Sometimes our minds play tricks on us. We fixate on mistakes. We justify indulging cravings we can’t control. We think we hear the baby crying, but it’s just the breeze.
At The Believer, Barrett Swanson examines how he got lost in a maze of conspiratorial thinking after his high school friend Luke drowned in the Mississippi River. An accidental death seemed too unlikely a scenario to believe, but questioning that explanation opened grieving locals up to the possibility that predatory forces lurked around their town. Swanson was still mourning his friend while earning a PhD, and his academic training and solitary hours soon had him clinging to unnerving explanations and theories culled online. He had to examine his own mind to move through the paranoia and properly grieve.

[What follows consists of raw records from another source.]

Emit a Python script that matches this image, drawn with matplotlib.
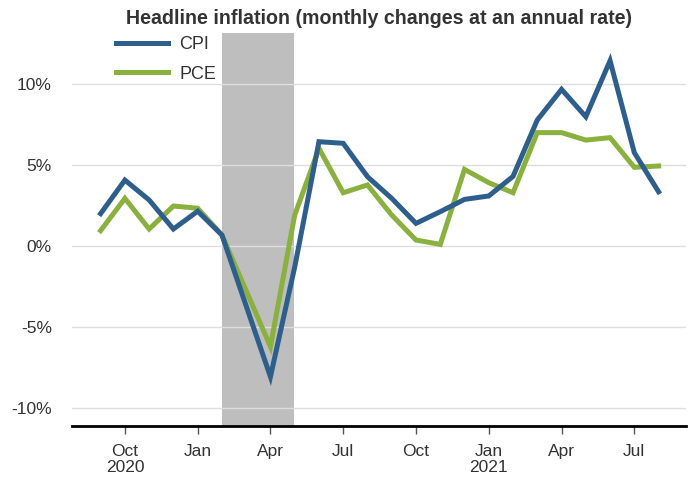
import matplotlib
matplotlib.use("Agg")
import matplotlib.pyplot as plt
from matplotlib.lines import Line2D

# Data (monthly changes at an annual rate, %)
months = ["Sep", "Oct", "Nov", "Dec", "Jan", "Feb", "Mar", "Apr", "May", "Jun", "Jul", "Aug",
          "Sep", "Oct", "Nov", "Dec", "Jan", "Feb", "Mar", "Apr", "May", "Jun", "Jul", "Aug"]
cpi = [2.0, 4.07, 2.84, 1.05, 2.15, 0.68, -3.7, -8.07, -1.3, 6.44, 6.34, 4.28,
       2.94, 1.40, 2.12, 2.88, 3.09, 4.3, 7.78, 9.67, 7.98, 11.44, 5.76, 3.35]
pce = [0.95, 2.94, 1.05, 2.47, 2.33, 0.68, -2.76, -6.21, 1.91, 6.03, 3.29, 3.77,
       1.91, 0.37, 0.1, 4.73, 3.91, 3.29, 7.0, 7.0, 6.54, 6.69, 4.86, 4.94]
tick_idx = [1, 4, 7, 10, 13, 16, 19, 22]
tick_labels = ["Oct\n2020", "Jan", "Apr", "Jul", "Oct", "Jan\n2021", "Apr", "Jul"]
y_ticks = [-10, -5, 0, 5, 10]
y_labels = ["-10%", "-5%", "0%", "5%", "10%"]
recession = (5, 7.96)

CPI_COLOR = "#2E5E8B"
PCE_COLOR = "#8AB03E"

plt.rcParams["font.family"] = ["Liberation Sans", "DejaVu Sans"]

fig = plt.figure(figsize=(6.94, 4.78), dpi=100)
W, H = 694, 478
ax = fig.add_axes([72 / W, 1 - 426 / H, (686 - 72) / W, (426 - 33) / H])

x = list(range(len(months)))
ax.axvspan(recession[0], recession[1], color="#BEBEBE", lw=0, zorder=0)
for yt in y_ticks:
    ax.axhline(yt, color="#DEDEDE", lw=1, zorder=1)

ax.plot(x, cpi, color=CPI_COLOR, lw=3.6, zorder=3, solid_joinstyle="miter")
ax.plot(x, pce, color=PCE_COLOR, lw=3.6, zorder=2, solid_joinstyle="miter")

ax.set_xlim(-1.18, 24.13)
ax.set_ylim(-11.11, 13.15)

for s in ["top", "right", "left"]:
    ax.spines[s].set_visible(False)
ax.spines["bottom"].set_color("black")
ax.spines["bottom"].set_linewidth(2)

ax.set_xticks(tick_idx)
ax.set_xticklabels(tick_labels, fontsize=12.5, color="#333333", linespacing=1.12)
ax.tick_params(axis="x", length=6, width=1, color="#555555", pad=7)
ax.set_yticks(y_ticks)
ax.set_yticklabels(y_labels, fontsize=12.5, color="#333333")
ax.tick_params(axis="y", length=0, pad=14.5)

handles = [Line2D([], [], color=CPI_COLOR, lw=3.6), Line2D([], [], color=PCE_COLOR, lw=3.6)]
leg = fig.legend(handles, ["CPI", "PCE"], loc="upper left",
                 bbox_to_anchor=(116 / W, 1 - 36 / H), frameon=False,
                 fontsize=13, handlelength=2.9, handletextpad=0.6, labelspacing=0.7,
                 borderaxespad=0, borderpad=0)
for t in leg.get_texts():
    t.set_color("#333333")

fig.text(378.5 / W, 1 - 18 / H, "Headline inflation (monthly changes at an annual rate)",
         ha="center", va="center", fontsize=14.1, fontweight="bold", color="#333333")

fig.savefig("out.png", dpi=100)
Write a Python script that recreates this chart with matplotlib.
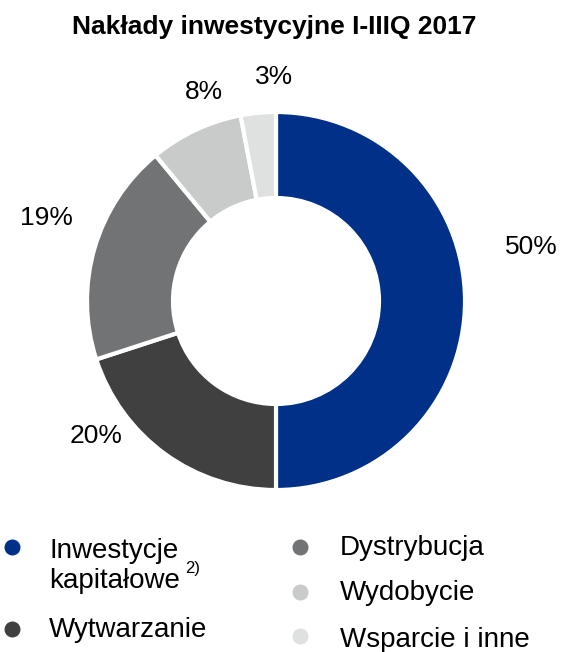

When you’re supposed to be working on your dissertation—its own arduous search for meaning—your days are a wilderness: unscheduled, improvised, free. You can spend whole afternoons trawling Instagram or binge-watching prestige television. In my case, entire days were lost to conjectures about Luke’s death. For hours on end I would watch clips of Larry King Live, Anderson Cooper 360, and Geraldo Rivera, all of which featured interviews with Detectives Gannon and Duarte, who often mentioned Luke by name. On After Hours AM, a true-crime podcast whose aesthetic could be described as Dude, Where’s My Car? meets Unsolved Mysteries, a retired FBI agent named John DeSouza maintained that the Smiley Face Killers were a cult of psychopaths who drowned alpha males as sacrificial offerings to the ancient dark gods Moloch and Baal. This is how my days passed: afternoons spent in the echo chamber of television and the thickets of comment-board conspiracy, evenings dedicated to The Archaeology of Knowledge and Simulacra and Simulation. Flipping through my course texts at night, I often highlighted any passage that seemed even tangentially related to my headspace. “In a life we are surrounded by death,” Wittgenstein writes. “So too in the health of our intellect we are surrounded by madness.”
Curiously, the amateur sleuths I encountered on the internet often deployed the same literary frameworks that guided my seminar on critical theory. Several Footprints at the River’s Edge commenters riffed on nautical folklore, suggesting that perhaps, like the sirens who tempted Odysseus, covens of attractive females were luring victims to the rivers. One East Coast gumshoe, posting under the screen name Undead Molly, offered a Marxist interpretation: a mob of blue-collar workers, resentful of rich college students, was carrying out the drownings as an act of class warfare. One company in particular had come under Undead Molly’s suspicions: a manufacturing outfit called Trane Heating & Cooling, whose headquarters were based in La Crosse, where six of the bodies, including Luke’s, had been found. “Trane technicians travel in vans,” Molly wrote, “and have access to substances which could stun a healthy young man into unconsciousness.”